Personal information
- Nationality: British
- Born: 10 July 1987 (age 38) Mexborough, South Yorkshire, England

Sport
- Country: United Kingdom England
- Sport: Archery
- Event: Recurve archery
- Club: Dearne Valley Archery Club

Medal record
Representing Great Britain
World Championships
| Bronze medal – third place | 2011 Turin | Mixed team recurve |
World Field Archery Championships
| Gold medal – first place | 2016 Dublin | Individual recurve |
Representing England
Commonwealth Games
| Silver medal – second place | 2010 Delhi | Team recurve |

= Amy Oliver =

British archer (born 1987)

Amy Oliver (born 10 July 1987) is an archer from Great Britain. A competitor at the 2012 Summer Olympics, she won a silver medal at the 2010 Commonwealth Games, a bronze medal at the 2011 World Archery Championships, and was the women's individual recurve champion at the World Field Archery Championships in 2016. Oliver announced her retirement from the British national archery team in 2017.

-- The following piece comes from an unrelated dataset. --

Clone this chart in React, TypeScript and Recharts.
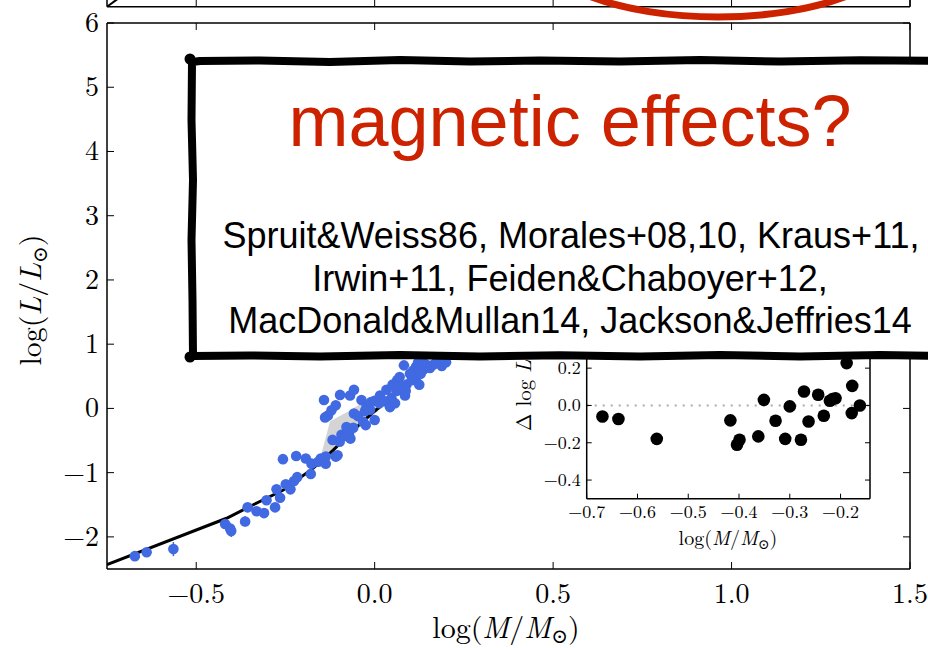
import React from 'react';
import { ComposedChart, Scatter, Line, Area, XAxis, YAxis, ErrorBar, ReferenceLine } from 'recharts';

// ---- main panel data ----
const starLogM = [-0.672, -0.639, -0.564, -0.419, -0.405, -0.402, -0.363, -0.356, -0.331, -0.310, -0.303, -0.279, -0.265, -0.275, -0.249, -0.236, -0.226, -0.217, -0.257, -0.220, -0.193, -0.179, -0.177, -0.158, -0.151, -0.137, -0.137, -0.109, -0.104, -0.118, -0.093, -0.079, -0.084, -0.072, -0.060, -0.068, -0.098, -0.139, -0.131, -0.121, -0.109, -0.142, -0.097, -0.069, -0.058, -0.058, -0.047, -0.037, -0.027, -0.023, -0.032, -0.025, -0.013, -0.010, 0.000, 0.000, 0.015, 0.013, 0.029, 0.033, 0.043, 0.047, 0.057, 0.050, 0.063, 0.061, 0.075, 0.070, 0.085, 0.089, 0.087, 0.082, 0.099, 0.108, 0.104, 0.116, 0.117, 0.125, 0.129, 0.122, 0.136, 0.155, 0.164, 0.188, 0.145, 0.136, 0.175, 0.200];
const starLogL = [-2.30, -2.24, -2.19, -1.80, -1.87, -1.91, -1.76, -1.54, -1.60, -1.63, -1.43, -1.54, -1.39, -1.26, -1.18, -1.26, -1.13, -1.07, -0.79, -0.74, -0.78, -1.02, -0.86, -0.83, -0.78, -0.75, -0.86, -0.75, -0.73, -0.49, -0.41, -0.29, -0.43, -0.39, -0.30, -0.47, -0.52, -0.14, -0.11, -0.03, 0.05, 0.13, 0.21, 0.20, 0.29, -0.08, -0.12, 0.13, -0.04, 0.02, -0.21, -0.26, -0.02, 0.10, -0.18, 0.12, 0.20, 0.08, 0.11, 0.29, 0.02, 0.16, 0.08, 0.37, 0.44, 0.27, 0.35, 0.49, 0.20, 0.37, 0.27, 0.67, 0.54, 0.59, 0.44, 0.65, 0.49, 0.37, 0.54, 0.72, 0.60, 0.63, 0.68, 0.66, 0.68, 0.72, 0.75, 0.72];
const starErr = [0.03, 0.03, 0.11, 0.05, 0.09, 0.09, 0.08, 0.04, 0.04, 0.04, 0.04, 0.04, 0.04, 0.04, 0.04, 0.04, 0.04, 0.04, 0.04, 0.04, 0.05, 0.04, 0.04, 0.04, 0.04, 0.04, 0.04, 0.08, 0.07, 0.04, 0.04, 0.04, 0.04, 0.04, 0.04, 0.04, 0.04, 0.04, 0.04, 0.04, 0.04, 0.04, 0.04, 0.04, 0.04, 0.04, 0.04, 0.04, 0.04, 0.04, 0.04, 0.04, 0.04, 0.04, 0.04, 0.04, 0.04, 0.04, 0.04, 0.04, 0.04, 0.04, 0.04, 0.04, 0.04, 0.04, 0.04, 0.04, 0.04, 0.04, 0.04, 0.04, 0.04, 0.04, 0.04, 0.04, 0.04, 0.04, 0.04, 0.04, 0.04, 0.04, 0.04, 0.04, 0.04, 0.04, 0.04, 0.04];

const modelLogM = [-0.75, -0.415, -0.34, -0.256, -0.172, -0.116, -0.06, -0.004, 0.043, 0.108, 0.155, 0.25, 0.4];
const modelLogL = [-2.43, -1.71, -1.50, -1.27, -0.93, -0.65, -0.34, -0.06, 0.15, 0.43, 0.64, 1.05, 1.7];

const bandLogM = [-0.149, -0.125, -0.074, -0.041, 0.0, 0.009];
const bandLow = [-0.80, -0.68, -0.38, -0.25, -0.08, -0.05];
const bandHigh = [-0.70, -0.20, -0.05, 0.07, 0.05, -0.05];

const xTicks = [-0.5, 0, 0.5, 1.0, 1.5];
const yTicks = [-2, -1, 0, 1, 2, 3, 4, 5, 6];

// ---- upper (cut-off) panel ----
const upperLogM = [-0.75, -0.57];
const upperVal = [0.0, 1.0];

// ---- inset data ----
const insetLogM = [-0.669, -0.6375, -0.562, -0.417, -0.404, -0.399, -0.362, -0.351, -0.328, -0.300, -0.309, -0.278, -0.272, -0.263, -0.244, -0.233, -0.221, -0.216, -0.210, -0.188, -0.177, -0.178, -0.162];
const insetDelta = [-0.059, -0.073, -0.179, -0.080, -0.211, -0.184, -0.166, 0.030, -0.082, -0.005, -0.179, -0.184, 0.075, -0.086, 0.057, -0.055, 0.025, 0.034, 0.039, 0.227, 0.105, -0.041, 0.0];
const insetXTicks = [-0.7, -0.6, -0.5, -0.4, -0.3, -0.2];
const insetYTicks = [-0.4, -0.2, 0.0, 0.2, 0.4];

const stars = starLogM.map((x, i) => ({ x, y: starLogL[i], err: starErr[i] }));
const model = modelLogM.map((x, i) => ({ x, y: modelLogL[i] }));
const band = bandLogM.map((x, i) => ({ x, range: [bandLow[i], bandHigh[i]] }));
const upper = upperLogM.map((x, i) => ({ x, y: upperVal[i] }));
const inset = insetLogM.map((x, i) => ({ x, y: insetDelta[i] }));

const SERIF = '"Latin Modern Roman", "CMU Serif", "Liberation Serif", "DejaVu Serif", serif';
const SANS = '"Liberation Sans", Arial, Helvetica, sans-serif';
const BLUE = '#4169E1';
const RED = '#cc2200';

const minus = (s: string) => s.replace('-', '\u2212');
const fmt1 = (v: number) => minus(v.toFixed(1));
const fmt0 = (v: number) => minus(String(v));

const mkBottom = (len: number, dy: number, size: number, f: (v: number) => string, show = true) => (p: any) => (
  <g>
    <line x1={p.x} x2={p.x} y1={p.y} y2={p.y - len} stroke="#000" strokeWidth={1} />
    {show && (
      <text x={p.x} y={p.y + dy} textAnchor="middle" fontFamily={SERIF} fontSize={size} fill="#000">
        {f(p.payload.value)}
      </text>
    )}
  </g>
);
const mkTop = (len: number) => (p: any) => (
  <line x1={p.x} x2={p.x} y1={p.y} y2={p.y + len} stroke="#000" strokeWidth={1} />
);
const mkLeft = (len: number, dx: number, dy: number, size: number, f: (v: number) => string) => (p: any) => (
  <g>
    <line x1={p.x} x2={p.x + len} y1={p.y} y2={p.y} stroke="#000" strokeWidth={1} />
    <text x={p.x - dx} y={p.y + dy} textAnchor="end" fontFamily={SERIF} fontSize={size} fill="#000">
      {f(p.payload.value)}
    </text>
  </g>
);
const mkRight = (len: number) => (p: any) => (
  <line x1={p.x} x2={p.x - len} y1={p.y} y2={p.y} stroke="#000" strokeWidth={1} />
);
const noTick = () => <g />;

const frame = { stroke: '#000', strokeWidth: 1.5 };

const BlueDot = (p: any) => <circle cx={p.cx} cy={p.cy} r={5.3} fill={BLUE} />;
const BlackDot = (p: any) => <circle cx={p.cx} cy={p.cy} r={6.3} fill="#000" />;

function MainChart() {
  return (
    <ComposedChart width={928} height={648} margin={{ top: 0, right: 0, bottom: 0, left: 0 }}>
      <XAxis xAxisId="b" type="number" dataKey="x" domain={[-0.75, 1.5]} ticks={xTicks} interval={0}
        orientation="bottom" height={79} allowDataOverflow axisLine={frame} tickLine={false}
        tickSize={0} tickMargin={0} tick={mkBottom(7, 34, 28, fmt1)} />
      <XAxis xAxisId="t" type="number" dataKey="x" domain={[-0.75, 1.5]} ticks={xTicks} interval={0}
        orientation="top" height={23} allowDataOverflow axisLine={frame} tickLine={false}
        tickSize={0} tickMargin={0} tick={mkTop(7)} />
      <YAxis yAxisId="l" type="number" domain={[-2.5, 6]} ticks={yTicks} interval={0}
        orientation="left" width={107} allowDataOverflow axisLine={frame} tickLine={false}
        tickSize={0} tickMargin={0} tick={mkLeft(7, 8, 9, 28, fmt0)} />
      <YAxis yAxisId="r" type="number" domain={[-2.5, 6]} ticks={yTicks} interval={0}
        orientation="right" width={18} allowDataOverflow axisLine={frame} tickLine={false}
        tickSize={0} tickMargin={0} tick={mkRight(7)} />
      <Area xAxisId="b" yAxisId="l" data={band} dataKey="range" type="linear" stroke="none"
        fill="#cccccc" fillOpacity={0.85} isAnimationActive={false} />
      <Line xAxisId="b" yAxisId="l" data={model} dataKey="y" type="linear" stroke="#000"
        strokeWidth={3} dot={false} isAnimationActive={false} />
      <Scatter xAxisId="b" yAxisId="l" data={stars} dataKey="y" shape={BlueDot} isAnimationActive={false}>
        <ErrorBar dataKey="err" direction="y" width={0} stroke={BLUE} strokeWidth={1.5} />
      </Scatter>
    </ComposedChart>
  );
}

function UpperChart() {
  return (
    <ComposedChart width={928} height={86} margin={{ top: 0, right: 0, bottom: 0, left: 0 }}>
      <XAxis xAxisId="b" type="number" dataKey="x" domain={[-0.75, 1.5]} ticks={xTicks} interval={0}
        orientation="bottom" height={39.3} allowDataOverflow axisLine={frame} tickLine={false}
        tickSize={0} tickMargin={0} tick={mkBottom(7, 0, 1, fmt1, false)} />
      <YAxis yAxisId="l" type="number" domain={[0, 1]} ticks={[]} orientation="left" width={107}
        allowDataOverflow axisLine={frame} tickLine={false} tick={noTick} />
      <YAxis yAxisId="r" type="number" domain={[0, 1]} ticks={[]} orientation="right" width={18}
        allowDataOverflow axisLine={frame} tickLine={false} tick={noTick} />
      <Line xAxisId="b" yAxisId="l" data={upper} dataKey="y" type="linear" stroke="#000"
        strokeWidth={2} dot={false} isAnimationActive={false} />
    </ComposedChart>
  );
}

function InsetChart() {
  return (
    <ComposedChart width={420} height={300} margin={{ top: 0, right: 0, bottom: 0, left: 0 }}>
      <XAxis xAxisId="b" type="number" dataKey="x" domain={[-0.7, -0.142]} ticks={insetXTicks} interval={0}
        orientation="bottom" height={81.3} allowDataOverflow axisLine={frame} tickLine={false}
        tickSize={0} tickMargin={0} tick={mkBottom(5, 19, 18, fmt1)} />
      <XAxis xAxisId="t" type="number" dataKey="x" domain={[-0.7, -0.142]} ticks={insetXTicks} interval={0}
        orientation="top" height={32.2} allowDataOverflow axisLine={frame} tickLine={false}
        tickSize={0} tickMargin={0} tick={mkTop(5)} />
      <YAxis yAxisId="l" type="number" domain={[-0.5, 0.5]} ticks={insetYTicks} interval={0}
        orientation="left" width={106.7} allowDataOverflow axisLine={frame} tickLine={false}
        tickSize={0} tickMargin={0} tick={mkLeft(5, 6, 6, 18, fmt1)} />
      <YAxis yAxisId="r" type="number" domain={[-0.5, 0.5]} ticks={insetYTicks} interval={0}
        orientation="right" width={30} allowDataOverflow axisLine={frame} tickLine={false}
        tickSize={0} tickMargin={0} tick={mkRight(5)} />
      <ReferenceLine xAxisId="b" yAxisId="l" y={0} stroke="#aaaaaa" strokeWidth={2} strokeDasharray="2 6" />
      <Scatter xAxisId="b" yAxisId="l" data={inset} dataKey="y" shape={BlackDot} isAnimationActive={false} />
    </ComposedChart>
  );
}

const boxPath =
  'M 192 62 L 200 61 L 260 60.5 L 330 62 L 400 60 L 470 61.5 L 540 60.5 L 620 61.5 L 700 60 L 780 61.5 L 860 60.3 L 945 61 ' +
  'L 945 356 L 880 355 L 800 356.5 L 720 355 L 640 356.5 L 560 355.3 L 480 356.5 L 400 355 L 320 356.5 L 250 355.5 L 193 356 ' +
  'L 192.5 300 L 191.5 240 L 193 180 L 191.5 120 Z';

function AxisLabels() {
  return (
    <svg width={928} height={648} style={{ position: 'absolute', left: 0, top: 0, pointerEvents: 'none' }}>
      <text x={506} y={638} textAnchor="middle" fontFamily={SERIF} fontSize={30} fill="#000">
        log(<tspan fontStyle="italic">M</tspan>/<tspan fontStyle="italic">M</tspan><tspan fontSize={20} dy={5}>⊙</tspan><tspan dy={-5}>)</tspan>
      </text>
      <text x={41} y={300} transform="rotate(-90 41 300)" textAnchor="middle" fontFamily={SERIF} fontSize={30} fill="#000">
        log(<tspan fontStyle="italic">L</tspan>/<tspan fontStyle="italic">L</tspan><tspan fontSize={20} dy={6}>⊙</tspan><tspan dy={-6}>)</tspan>
      </text>
      <text x={728} y={545} textAnchor="middle" fontFamily={SERIF} fontSize={20} fill="#000">
        log(<tspan fontStyle="italic">M</tspan>/<tspan fontStyle="italic">M</tspan><tspan fontSize={14} dy={4}>⊙</tspan><tspan dy={-4}>)</tspan>
      </text>
      <text x={531} y={431} transform="rotate(-90 531 431)" textAnchor="start" fontFamily={SERIF} fontSize={21} fill="#000">
        Δ log <tspan fontStyle="italic">L</tspan>/<tspan fontStyle="italic">L</tspan><tspan fontSize={14} dy={4}>⊙</tspan>
      </text>
    </svg>
  );
}

function Callout() {
  return (
    <svg width={928} height={648} style={{ position: 'absolute', left: 0, top: 0, pointerEvents: 'none' }}>
      <ellipse cx={718} cy={-60} rx={188} ry={77} fill="none" stroke={RED} strokeWidth={7} />
      <path d={boxPath} fill="#fff" stroke="#000" strokeWidth={8} strokeLinejoin="round" />
      <circle cx={190} cy={59} r={5.5} fill="#000" />
      <circle cx={190} cy={357} r={5.5} fill="#000" />
      <text x={570} y={146} textAnchor="middle" fontFamily={SANS} fontSize={72} fill={RED}>magnetic effects?</text>
      <text x={571} y={248} textAnchor="middle" fontFamily={SANS} fontSize={36} fill="#000">Spruit&amp;Weiss86, Morales+08,10, Kraus+11,</text>
      <text x={570} y={291} textAnchor="middle" fontFamily={SANS} fontSize={36} fill="#000">Irwin+11, Feiden&amp;Chaboyer+12,</text>
      <text x={570} y={333} textAnchor="middle" fontFamily={SANS} fontSize={36} fill="#000">MacDonald&amp;Mullan14, Jackson&amp;Jeffries14</text>
    </svg>
  );
}

export default function App() {
  return (
    <div style={{ position: 'absolute', left: 0, top: 0, width: 928, height: 648, overflow: 'hidden', background: '#fff' }}>
      <div style={{ position: 'absolute', left: 0, top: 0 }}>
        <MainChart />
      </div>
      <div style={{ position: 'absolute', left: 0, top: -40 }}>
        <UpperChart />
      </div>
      <div style={{ position: 'absolute', left: 480, top: 280 }}>
        <InsetChart />
      </div>
      <AxisLabels />
      <Callout />
    </div>
  );
}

==Early and personal life==
Amy Oliver was born on 10 July 1987 in Mexborough, South Yorkshire. She was first introduced to archery at age seven by her parents, who both practised the sport competitively, but it was not until ten years later that Oliver became more involved, joining an archery club and attending training sessions.

==Career==
Oliver won two medals at the European Field Championships in 2007, the second international competition in which she participated. Having achieved a silver medal in the team event, she later won gold medal in the individual event while wearing her silver medal as motivation. In 2011 she partnered with Larry Godfrey to win bronze medal in the mixed team event at the World Archery Championships in Turin.

In 2016 Oliver won the women's individual recurve title at the World Field Archery Championship in Dublin, defeating Italy's Jessica Tomasi in the final. She announced her retirement from the British national archery team in 2017. As of 2017 she is a member of the Dearne Valley Archery Club.

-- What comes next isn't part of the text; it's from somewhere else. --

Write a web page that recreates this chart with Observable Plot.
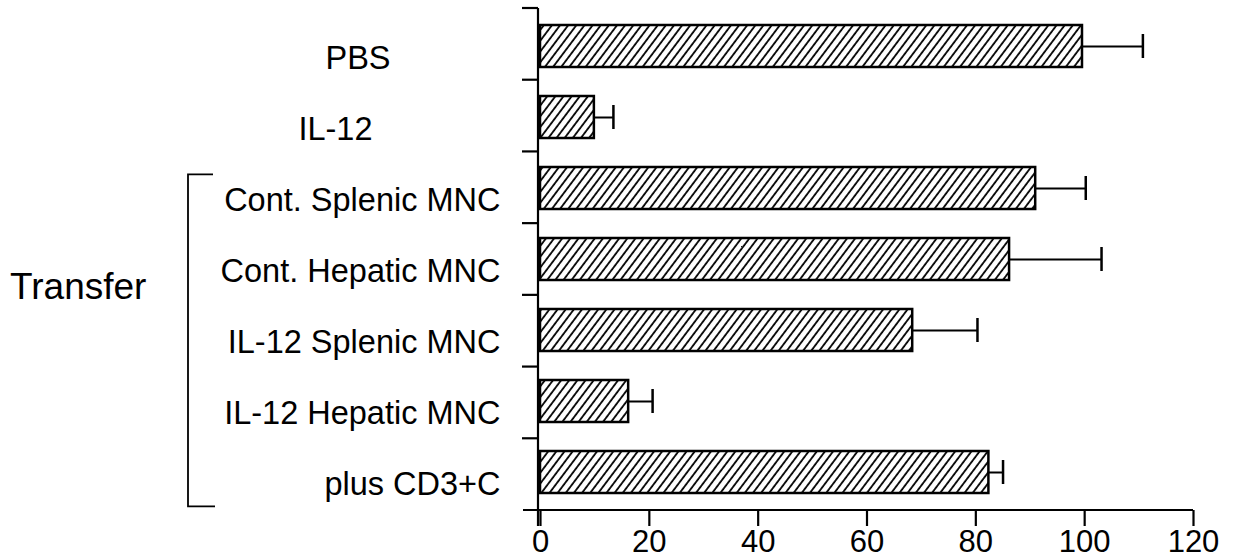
<!DOCTYPE html>
<html>
<head>
<meta charset="utf-8">
<script src="https://cdn.jsdelivr.net/npm/d3@7"></script>
<script src="https://cdn.jsdelivr.net/npm/@observablehq/plot@0.6"></script>
<style>
  html, body { margin: 0; padding: 0; background: white; }
  #chart svg { display: block; }
</style>
</head>
<body>
<div id="chart"></div>
<script>
// ---- data ----
const categories = ["PBS", "IL-12", "Cont. Splenic MNC", "Cont. Hepatic MNC", "IL-12 Splenic MNC", "IL-12 Hepatic MNC", "plus CD3+C"];
const values = [99.6, 9.9, 91.0, 86.2, 68.4, 16.2, 82.4];
const errors = [11.1, 3.5, 9.2, 16.9, 11.9, 4.4, 2.6];
const xTicks = [0, 20, 40, 60, 80, 100, 120];
const groupLabel = "Transfer";
const groupStart = "Cont. Splenic MNC";
const groupEnd = "plus CD3+C";

const data = categories.map((c, i) => ({label: c, value: values[i], err: errors[i]}));

const W = 1240, H = 560;
const mL = 540, mR = 47, mT = 8, mB = 50;
const FONT = "'Liberation Sans', Arial, sans-serif";

function decorations(index, scales, vals, dims) {
  const g = d3.create("svg:g");
  const defs = g.append("defs");
  const pat = defs.append("pattern")
    .attr("id", "hatch")
    .attr("patternUnits", "userSpaceOnUse")
    .attr("width", 6.5).attr("height", 10)
    .attr("patternTransform", "rotate(37)");
  pat.append("rect").attr("width", 6.5).attr("height", 10).attr("fill", "white");
  pat.append("line").attr("x1", 1).attr("y1", 0).attr("x2", 1).attr("y2", 10)
    .attr("stroke", "black").attr("stroke-width", 1.8);

  const x = scales.x;
  const top = dims.marginTop, bottom = dims.height - dims.marginBottom;
  const n = categories.length;
  const step = (bottom - top) / n;
  const x0 = x(0);
  const boundary = (i) => top + i * step;
  const stroke = "black";
  // left axis line
  g.append("line").attr("x1", x0 - 2).attr("x2", x0 - 2).attr("y1", top).attr("y2", bottom + 16)
    .attr("stroke", stroke).attr("stroke-width", 2.2);
  // bottom axis line
  g.append("line").attr("x1", x0 - 17).attr("x2", x(xTicks[xTicks.length - 1])).attr("y1", bottom).attr("y2", bottom)
    .attr("stroke", stroke).attr("stroke-width", 2.2);
  // band boundary ticks
  for (let i = 0; i < n; i++) {
    g.append("line").attr("x1", x0 - 18).attr("x2", x0 - 2).attr("y1", boundary(i)).attr("y2", boundary(i))
      .attr("stroke", stroke).attr("stroke-width", 2.2);
  }
  // bracket
  const iS = categories.indexOf(groupStart), iE = categories.indexOf(groupEnd);
  const bx = x0 - 352, armx = bx + 25;
  const by1 = boundary(iS) + 0.32 * step, by2 = boundary(iE + 1) - 0.05 * step;
  g.append("path")
    .attr("d", `M${armx},${by1}H${bx}V${by2}H${armx + 2}`)
    .attr("fill", "none").attr("stroke", stroke).attr("stroke-width", 1.8);
  // group label
  g.append("text")
    .attr("x", x0 - 530).attr("y", boundary(4) + 4)
    .attr("text-anchor", "start")
    .attr("font-size", 37).attr("fill", "black")
    .attr("font-family", FONT)
    .text(groupLabel);
  return g.node();
}

const rightLabels = categories.slice(2);

const chart = Plot.plot({
  width: W,
  height: H,
  marginLeft: mL,
  marginRight: mR,
  marginTop: mT,
  marginBottom: mB,
  style: {fontFamily: FONT, fontSize: "32px", background: "white", color: "black"},
  x: {domain: [0, 120], label: null},
  y: {domain: categories, paddingInner: 0.41, paddingOuter: 0.205, label: null},
  marks: [
    Plot.barX(data, {x: "value", y: "label", fill: "url(#hatch)", stroke: "black", strokeWidth: 2.5}),
    Plot.ruleY(data, {y: "label", x1: "value", x2: d => d.value + d.err, stroke: "black", strokeWidth: 2}),
    Plot.tickX(data, {x: d => d.value + d.err, y: "label", insetTop: 9, insetBottom: 9, stroke: "black", strokeWidth: 2.5}),
    Plot.axisX({ticks: xTicks, tickSize: 16, tickPadding: 3, fontSize: 31, strokeWidth: 2.2, label: null,
      style: {letterSpacing: "3px"}}),
    Plot.axisY(rightLabels, {tickSize: 0, tickPadding: 40, fontSize: 32.5, dy: 12, label: null}),
    Plot.axisY(["PBS"], {tickSize: 0, tickPadding: 150, fontSize: 32.5, dy: 12, label: null}),
    Plot.axisY(["IL-12"], {tickSize: 0, tickPadding: 168, fontSize: 32.5, dy: 12, label: null}),
    decorations
  ]
});
document.getElementById("chart").appendChild(chart);
</script>
</body>
</html>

===2010 Commonwealth Games===
Oliver participated in the 2010 Commonwealth Games as a member of the England women's recurve archery team. Alongside Naomi Folkard and Alison Williamson she reached the final of the women's team recurve event before losing narrowly to the hosts India. Having shot a low score of six with her final arrow of the match, Oliver criticised the conduct of the home crowd as distracting to her preparations for the shot, saying afterwards "I was nervous, the crowd was not good. They were pretty loud and it was not good sportsmanship for archery." The world governing body for archery, FITA, later released a statement asking spectators to observe a sense of fair play. The Telegraph referred to her silver medal as her "biggest disappointment" in a profile published prior to the 2012 Summer Olympics.

===2012 Summer Olympics===
Oliver made her Olympic debut at the 2012 Summer Olympics in London. She qualified for the British Olympic team after topping the final national selection tournament for archers in April 2012, joining Naomi Folkard and Alison Williamson in contesting the women's individual and women's team events. Oliver had a difficult start to the Olympics after suffering technical problems in the preliminary ranking round, entering the elimination rounds of the individual event as the fifty-seventh seed, and combining with Folkard and Williamson to place Great Britain eleventh out of twelve nations for the team event. The results were described by The Guardian as "not encouraging" for the later rounds.

Oliver, Folkard, and Williamson were eliminated by Russia in the first round of the team event. Three days later in the opening round of the individual event Oliver delivered a surprise victory over India's Deepika Kumari, the world's number one-ranked female archer, despite shooting poorly in the match's second set. Oliver called the win over Kumari, who entered as one of the favourites in the individual competition, as "the highlight of my career" and considered it a greater achievement than her previous medal successes. She would later bow out in the second round to Indonesia's Yuliana Rochmawati.